Once we have allocated the condensation filter's data structure, we need to initialize that structure. We do this with the routine cvConDensInitSampleSet(). While creating the CvConDensation structure we indicated how many particles we'd have, and for each particle we also specified some number of dimensions. Initializing all of these particles could be quite a hassle. ^[162] Fortunately, cvConDensInitSampleSet() does this for us in a convenient way; we need only specify the ranges for each dimension.

void cvConDensInitSampleSet(
    Cv ConDensation* condens,
    CvMat*          lower_bound,
    CvMat*          upper_bound
);

This routine requires that we initialize two CvMat structures. Both are vectors (meaning that they have only one column), and each has as many entries as the number of dimensions in the system state. These vectors are then used to set the ranges that will be used to initialize the sample vectors in the CvConDensation structure.

The following code creates two matrices of size Dim and initializes them to -1 and +1, respectively. When cvConDensInitSampleSet() is called, the initial sample set will be initialized to random numbers each of which falls within the (in this case, identical) interval from -1 to +1. Thus, if Dim were three then we would be initializing the filter with particles uniformly distributed inside of a cube centered at the origin and with sides of length 2.

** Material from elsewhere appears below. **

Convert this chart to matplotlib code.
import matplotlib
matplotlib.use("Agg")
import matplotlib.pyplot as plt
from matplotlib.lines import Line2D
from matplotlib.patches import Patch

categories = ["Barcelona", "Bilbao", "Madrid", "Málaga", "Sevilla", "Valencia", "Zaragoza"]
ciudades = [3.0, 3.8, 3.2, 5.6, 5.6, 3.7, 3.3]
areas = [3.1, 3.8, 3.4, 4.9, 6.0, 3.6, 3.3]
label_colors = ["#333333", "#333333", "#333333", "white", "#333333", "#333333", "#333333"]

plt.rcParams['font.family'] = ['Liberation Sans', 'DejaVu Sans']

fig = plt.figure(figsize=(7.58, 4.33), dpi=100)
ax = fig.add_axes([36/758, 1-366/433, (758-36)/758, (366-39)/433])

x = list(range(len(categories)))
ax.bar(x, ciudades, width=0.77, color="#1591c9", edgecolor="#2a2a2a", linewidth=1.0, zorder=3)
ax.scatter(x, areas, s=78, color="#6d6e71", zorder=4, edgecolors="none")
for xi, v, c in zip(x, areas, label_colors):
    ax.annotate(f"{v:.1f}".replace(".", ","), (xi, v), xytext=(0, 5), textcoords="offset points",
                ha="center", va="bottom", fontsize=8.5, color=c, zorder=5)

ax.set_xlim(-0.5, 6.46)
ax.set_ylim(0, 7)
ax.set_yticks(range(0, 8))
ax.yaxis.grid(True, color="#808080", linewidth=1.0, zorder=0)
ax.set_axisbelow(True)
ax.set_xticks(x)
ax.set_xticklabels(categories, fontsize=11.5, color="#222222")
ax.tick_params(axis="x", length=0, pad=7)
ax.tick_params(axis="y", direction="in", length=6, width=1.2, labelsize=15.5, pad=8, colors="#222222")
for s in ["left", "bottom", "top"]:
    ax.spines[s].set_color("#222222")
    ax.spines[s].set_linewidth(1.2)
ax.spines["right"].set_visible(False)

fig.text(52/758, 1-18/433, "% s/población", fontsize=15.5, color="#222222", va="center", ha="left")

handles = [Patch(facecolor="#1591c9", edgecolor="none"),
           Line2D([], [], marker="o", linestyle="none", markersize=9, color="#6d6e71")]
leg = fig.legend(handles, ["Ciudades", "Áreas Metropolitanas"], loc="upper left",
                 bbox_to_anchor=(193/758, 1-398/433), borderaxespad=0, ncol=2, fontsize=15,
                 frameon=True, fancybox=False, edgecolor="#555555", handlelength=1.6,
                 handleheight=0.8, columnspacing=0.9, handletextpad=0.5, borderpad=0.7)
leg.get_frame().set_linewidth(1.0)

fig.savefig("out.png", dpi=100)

CvMat LB = cvMat(Dim,1,CV_MAT32F,NULL);
CvMat UB = cvMat(Dim,1,CV_MAT32F,NULL);
cvmAlloc(&LB);
cvmAlloc(&UB);
ConDens = cvCreateConDensation(Dim, Dim,SamplesNum);
for( int i = 0; i<Dim; i++) {
    LB.data.fl[i] = -1.0f;
    UB.data.fl[i] = 1.0f;
}
cvConDensInitSampleSet(ConDens,&LB,&UB);

Finally, our last routine allows us to update the condensation filter state:

void cvConDensUpdateByTime( CvConDensation* condens );

There is a little more to using this routine than meets the eye. In particular, we must update the confidences of all of the particles in light of whatever new information has become available since the previous update. Sadly, there is no convenient routine for doing this in OpenCV. The reason is that the relationship between the new confidence for a particle and the new information depends on the context. Here is an example of such an update, which applies a simple ^[163] update to the confidence of each particle in the filter.

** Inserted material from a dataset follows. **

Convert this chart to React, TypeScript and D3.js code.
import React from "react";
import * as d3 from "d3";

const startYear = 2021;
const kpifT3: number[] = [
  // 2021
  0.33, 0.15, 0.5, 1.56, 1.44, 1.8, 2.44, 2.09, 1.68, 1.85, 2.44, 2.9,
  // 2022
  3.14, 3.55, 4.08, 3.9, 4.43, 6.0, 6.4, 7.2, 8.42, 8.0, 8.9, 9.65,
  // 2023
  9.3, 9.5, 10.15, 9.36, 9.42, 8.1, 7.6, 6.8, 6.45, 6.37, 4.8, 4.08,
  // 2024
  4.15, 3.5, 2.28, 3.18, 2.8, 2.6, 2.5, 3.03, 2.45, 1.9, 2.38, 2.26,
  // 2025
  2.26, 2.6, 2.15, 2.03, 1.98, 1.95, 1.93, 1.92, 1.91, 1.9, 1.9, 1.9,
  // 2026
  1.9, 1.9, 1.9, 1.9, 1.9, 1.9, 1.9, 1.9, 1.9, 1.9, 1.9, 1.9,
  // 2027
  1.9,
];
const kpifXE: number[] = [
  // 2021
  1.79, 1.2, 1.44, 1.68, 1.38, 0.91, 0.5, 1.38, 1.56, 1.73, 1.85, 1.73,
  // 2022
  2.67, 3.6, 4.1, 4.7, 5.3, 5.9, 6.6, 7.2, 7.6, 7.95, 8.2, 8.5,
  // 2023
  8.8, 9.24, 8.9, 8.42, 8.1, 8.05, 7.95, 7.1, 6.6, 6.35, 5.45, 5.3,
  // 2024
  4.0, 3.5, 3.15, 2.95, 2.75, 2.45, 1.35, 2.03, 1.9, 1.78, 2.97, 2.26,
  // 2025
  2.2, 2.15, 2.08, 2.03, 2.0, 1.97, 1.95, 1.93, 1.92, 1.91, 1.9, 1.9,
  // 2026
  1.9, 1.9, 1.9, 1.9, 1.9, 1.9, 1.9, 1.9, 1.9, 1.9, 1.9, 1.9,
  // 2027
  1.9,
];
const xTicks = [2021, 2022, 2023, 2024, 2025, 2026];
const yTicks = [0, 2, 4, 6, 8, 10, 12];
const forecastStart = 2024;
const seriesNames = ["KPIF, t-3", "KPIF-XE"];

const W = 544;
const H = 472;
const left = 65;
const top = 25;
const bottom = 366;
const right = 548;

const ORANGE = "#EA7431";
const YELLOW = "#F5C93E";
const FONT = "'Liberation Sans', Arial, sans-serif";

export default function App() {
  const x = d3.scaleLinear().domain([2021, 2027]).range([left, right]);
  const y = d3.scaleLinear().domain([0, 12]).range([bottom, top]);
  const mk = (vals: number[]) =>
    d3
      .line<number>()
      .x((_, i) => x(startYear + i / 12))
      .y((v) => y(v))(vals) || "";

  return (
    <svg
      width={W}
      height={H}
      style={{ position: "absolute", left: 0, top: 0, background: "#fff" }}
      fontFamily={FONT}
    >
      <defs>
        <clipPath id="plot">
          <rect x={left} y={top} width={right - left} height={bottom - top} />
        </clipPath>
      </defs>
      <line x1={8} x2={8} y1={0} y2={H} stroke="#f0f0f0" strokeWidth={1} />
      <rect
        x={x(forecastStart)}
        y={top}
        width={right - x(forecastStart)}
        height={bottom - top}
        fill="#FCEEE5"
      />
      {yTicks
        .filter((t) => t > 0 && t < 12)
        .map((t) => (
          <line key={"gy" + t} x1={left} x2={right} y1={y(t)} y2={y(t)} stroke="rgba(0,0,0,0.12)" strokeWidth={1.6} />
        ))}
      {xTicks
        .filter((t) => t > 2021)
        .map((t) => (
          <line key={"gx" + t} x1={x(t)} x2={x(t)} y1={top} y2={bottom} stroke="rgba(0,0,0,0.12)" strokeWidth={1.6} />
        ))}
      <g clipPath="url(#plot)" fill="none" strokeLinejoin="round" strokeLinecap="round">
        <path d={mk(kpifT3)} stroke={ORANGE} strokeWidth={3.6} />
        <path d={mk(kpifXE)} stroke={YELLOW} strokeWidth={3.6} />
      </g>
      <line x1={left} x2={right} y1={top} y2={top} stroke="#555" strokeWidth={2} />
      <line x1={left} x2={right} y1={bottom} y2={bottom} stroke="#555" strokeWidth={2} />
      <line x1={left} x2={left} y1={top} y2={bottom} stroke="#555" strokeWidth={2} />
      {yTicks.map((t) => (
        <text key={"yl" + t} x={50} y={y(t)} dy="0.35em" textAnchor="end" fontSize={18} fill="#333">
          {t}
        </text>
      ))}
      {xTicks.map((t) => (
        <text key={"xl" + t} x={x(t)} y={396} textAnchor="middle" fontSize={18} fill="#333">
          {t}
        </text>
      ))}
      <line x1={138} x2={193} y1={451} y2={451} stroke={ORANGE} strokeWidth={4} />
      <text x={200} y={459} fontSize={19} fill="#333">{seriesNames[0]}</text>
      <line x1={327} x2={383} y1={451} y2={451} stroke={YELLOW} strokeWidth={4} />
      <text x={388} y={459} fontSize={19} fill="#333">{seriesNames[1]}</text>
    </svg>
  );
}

// Update the confidences on all of the particles in the filter
// based on a new measurement M[]. Here M has the dimensionality of
// the particles in the filter.
//
void CondProbDens(
    CvConDensation* CD,
    float* M
) {
    for( int i=0; i<CD->SamplesNum; i++ ) {
        float p = 1.0f;
        for( int j=0; j<CD->DP; j++ ) {
            p *= (float) exp(
                -0.05*(M[j] - CD->flSamples[i][j])*(M[j]-CD->flSamples[i][j])
            );
        }
        CD->flConfidence[i] = p;
    }
}

Once you have updated the confidences, you can then call cvCondensUpdateByTime() in order to update the particles. Here "updating" means resampling, which is to say that a new set of particles will be generated in accordance with the computed confidences. After updating, all of the confidences will again be exactly 1.0f, but the distribution of particles will now include the previously modified confidences directly into the density of particles in the next iteration.

^[162] Of course, if you know about particle filters then you know that this is where we could initialize the filter with our prior knowledge (or prior assumptions) about the state of the system. The function that initializes the filter is just to help you generate a uniform distribution of points (i.e., a flat prior).

^[163]The attentive reader will notice that this update actually implies a Gaussian probability distribution, but of course you could have a much more complicated update for your particular context.